The global volume of produced water generated by the oil and gas industry is staggering: the International Energy Agency estimated in 2021 that the industry produced approximately 250 million barrels of water per day globally, compared to approximately 80 million barrels of oil per day, meaning that for every barrel of oil produced the industry also handles and disposes of more than three barrels of associated water. In the Permian Basin of West Texas (the most prolific US oil production region), the water-to-oil ratio exceeds 8:1 in many mature producing areas, with the produced water volume predicted to reach 25 million barrels per day by 2030 as production rates increase.
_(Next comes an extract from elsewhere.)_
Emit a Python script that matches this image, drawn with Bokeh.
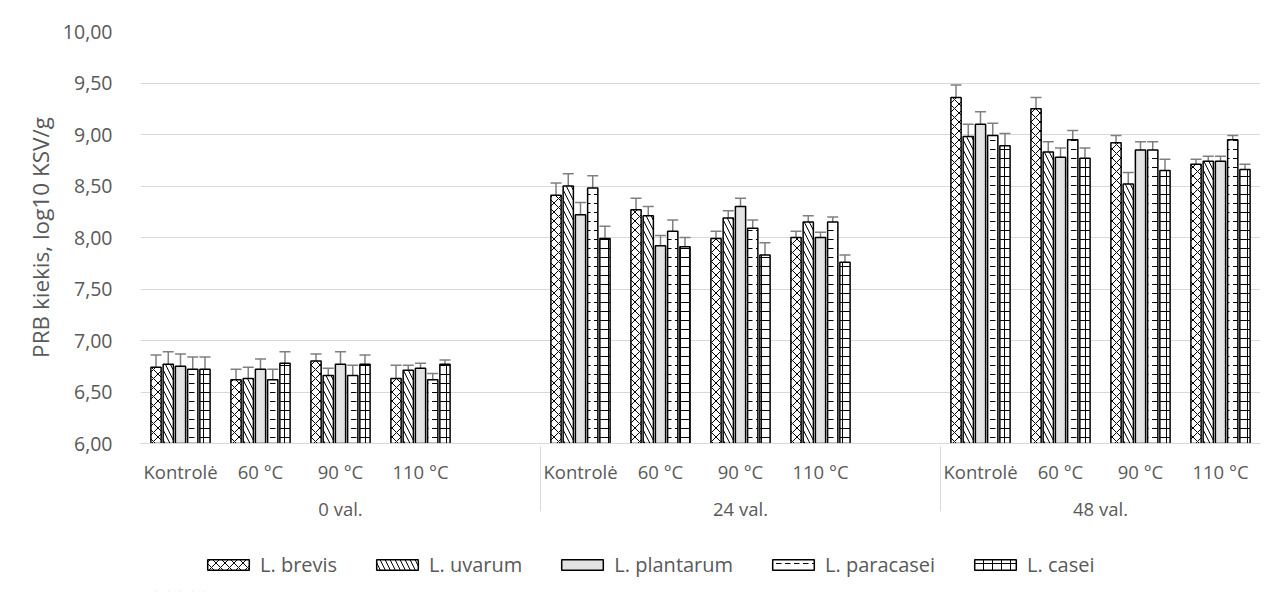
from bokeh.plotting import figure
from bokeh.layouts import column
from bokeh.models import (FactorRange, Whisker, ColumnDataSource, Legend, LegendItem,
                          CustomJSTickFormatter, FixedTicker, TeeHead, CDSView, IndexFilter)
from bokeh.transform import dodge
from bokeh.embed import file_html
from bokeh.resources import INLINE

groups = ["0 val.", "24 val.", "48 val."]
temps = ["Kontrolė", "60 °C", "90 °C", "110 °C"]
series = ["L. brevis", "L. uvarum", "L. plantarum", "L. paracasei", "L. casei"]

brevis = [6.74, 6.62, 6.80, 6.63, 8.41, 8.27, 7.99, 8.00, 9.36, 9.25, 8.92, 8.71]
brevis_err = [0.12, 0.10, 0.07, 0.13, 0.12, 0.11, 0.07, 0.06, 0.12, 0.11, 0.07, 0.05]
uvarum = [6.77, 6.63, 6.66, 6.71, 8.50, 8.21, 8.19, 8.15, 8.98, 8.83, 8.52, 8.74]
uvarum_err = [0.12, 0.11, 0.07, 0.05, 0.12, 0.09, 0.07, 0.06, 0.12, 0.10, 0.11, 0.05]
plantarum = [6.75, 6.72, 6.77, 6.73, 8.22, 7.92, 8.30, 8.00, 9.10, 8.78, 8.85, 8.74]
plantarum_err = [0.12, 0.10, 0.12, 0.05, 0.12, 0.10, 0.08, 0.05, 0.12, 0.09, 0.08, 0.05]
paracasei = [6.72, 6.62, 6.66, 6.62, 8.48, 8.06, 8.09, 8.15, 8.99, 8.95, 8.85, 8.95]
paracasei_err = [0.12, 0.10, 0.10, 0.06, 0.12, 0.11, 0.08, 0.05, 0.12, 0.09, 0.08, 0.04]
casei = [6.72, 6.78, 6.77, 6.77, 7.99, 7.91, 7.83, 7.76, 8.89, 8.77, 8.65, 8.66]
casei_err = [0.12, 0.11, 0.09, 0.04, 0.12, 0.09, 0.12, 0.07, 0.12, 0.10, 0.11, 0.05]

y_ticks = [6.0, 6.5, 7.0, 7.5, 8.0, 8.5, 9.0, 9.5, 10.0]

values = [brevis, uvarum, plantarum, paracasei, casei]
errors = [brevis_err, uvarum_err, plantarum_err, paracasei_err, casei_err]

FONT = "Open Sans"
TXT = "#595959"
GRID = "#d9d9d9"

factors = []
for gi, g in enumerate(groups):
    for t in temps:
        factors.append((g, t))
    if gi < len(groups) - 1:
        factors.append((g, " "))

x = [(g, t) for g in groups for t in temps]

xr = FactorRange(*factors, factor_padding=0, group_padding=0, range_padding=0)

p = figure(x_range=xr, y_range=(6.0, 10.0), width=1262, height=543,
           output_backend="svg", toolbar_location=None,
           min_border_left=140, min_border_right=2, min_border_top=31, min_border_bottom=100)

p.outline_line_color = None
p.xgrid.grid_line_color = None
p.ygrid.grid_line_color = GRID
p.ygrid.grid_line_width = 1
p.ygrid.ticker = FixedTicker(ticks=y_ticks)

yax = p.yaxis[0]
yax.ticker = FixedTicker(ticks=y_ticks)
yax.formatter = CustomJSTickFormatter(code="return tick.toFixed(2).replace('.', ',');")
yax.axis_line_color = None
yax.major_tick_line_color = None
yax.minor_tick_line_color = None
yax.major_label_standoff = 22
yax.major_label_text_font = FONT
yax.major_label_text_font_size = "19.5px"
yax.major_label_text_color = TXT
yax.axis_label = "PRB kiekis, log10 KSV/g"
yax.axis_label_text_font = FONT
yax.axis_label_text_font_size = "22.5px"
yax.axis_label_text_font_style = "normal"
yax.axis_label_text_color = TXT
yax.axis_label_standoff = 4

xax = p.xaxis[0]
xax.axis_line_color = GRID
xax.axis_line_width = 1
xax.major_tick_line_color = None
xax.minor_tick_line_color = None
xax.major_label_standoff = 9
xax.major_label_orientation = "horizontal"
xax.major_label_text_font = FONT
xax.major_label_text_font_size = "18.5px"
xax.major_label_text_color = TXT
xax.group_text_font = FONT
xax.group_text_font_size = "18.5px"
xax.group_text_color = TXT
xax.group_text_font_style = "normal"
xax.group_label_orientation = "horizontal"
xax.separator_line_color = GRID
xax.separator_line_width = 1

hatches = ["x", "\\", " ", '"', "+"]
fills = ["white", "white", "#e3e3e3", "white", "white"]
scales = [9, 10, 8, 9, 9]
step = 0.153
offsets = [-2 * step, -step, 0, step, 2 * step]

# legend strip below the chart; its renderers share the data, which lies outside its view
lg = figure(x_range=xr, y_range=(20.0, 21.0), width=1262, height=49,
            output_backend="svg", toolbar_location=None,
            min_border_left=0, min_border_right=0, min_border_top=0, min_border_bottom=0)
lg.axis.visible = False
lg.grid.visible = False
lg.outline_line_color = None

items = []
for name, vals, errs, h, fc, sc, off in zip(series, values, errors, hatches, fills, scales, offsets):
    src = ColumnDataSource(dict(x=x, top=vals,
                                upper=[v + e for v, e in zip(vals, errs)],
                                lower=[v - e for v, e in zip(vals, errs)]))
    style = dict(fill_color=fc, line_color="black", line_width=1.5,
                 hatch_pattern=h, hatch_color="black", hatch_scale=sc, hatch_weight=1)
    p.vbar(x=dodge("x", off, range=xr), top="top", bottom=6.0, width=0.128, source=src, **style)
    w = Whisker(source=src, base=dodge("x", off, range=xr), upper="upper", lower="lower",
                line_color="#7f7f7f", line_width=1.5,
                upper_head=TeeHead(size=11, line_color="#7f7f7f", line_width=1.5),
                lower_head=TeeHead(size=11, line_color="#7f7f7f", line_width=1.5))
    p.add_layout(w)
    r = lg.vbar(x=dodge("x", off, range=xr), top="top", bottom=6.0, width=0.0005, source=src,
                view=CDSView(filter=IndexFilter([0])), **style)
    items.append(LegendItem(label=name, renderers=[r], index=0))

legend = Legend(items=items, orientation="horizontal", location=(62, 14),
                glyph_width=52, glyph_height=13, spacing=34, padding=6, margin=0,
                label_standoff=6,
                label_text_font=FONT, label_text_font_size="20px", label_text_color=TXT,
                border_line_color=None, background_fill_alpha=0)
lg.add_layout(legend)

open("out.html", "w").write(file_html(column(p, lg), INLINE))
The management of this produced water -- primarily through underground injection into Class II disposal wells regulated by the EPA -- has become one of the most significant operational and environmental challenges in the industry, with injection-induced seismicity in areas with deep disposal wells (particularly in Oklahoma and Texas) creating regulatory and social license challenges that are reshaping the produced water disposal landscape toward recycling, beneficial reuse, and treatment for surface discharge.

What Is Produced Fluid?

Produced fluid is the generic term for all fluids flowing from a subsurface formation to the surface during oil and gas production, encompassing crude oil, natural gas, condensate, and co-produced water along with dissolved gases (CO2, H2S) and entrained solids. Produced fluid composition changes continuously as pressure and temperature decrease from reservoir to separator, liberating solution gas from oil and condensing liquids from gas streams. Produced water management (treatment and disposal or reinjection) is the industry's largest fluid handling challenge by volume, exceeding 250 million barrels per day globally. Flow assurance management addresses the hydrates, wax, asphaltene, scale, and emulsion problems caused by produced fluid property changes during production.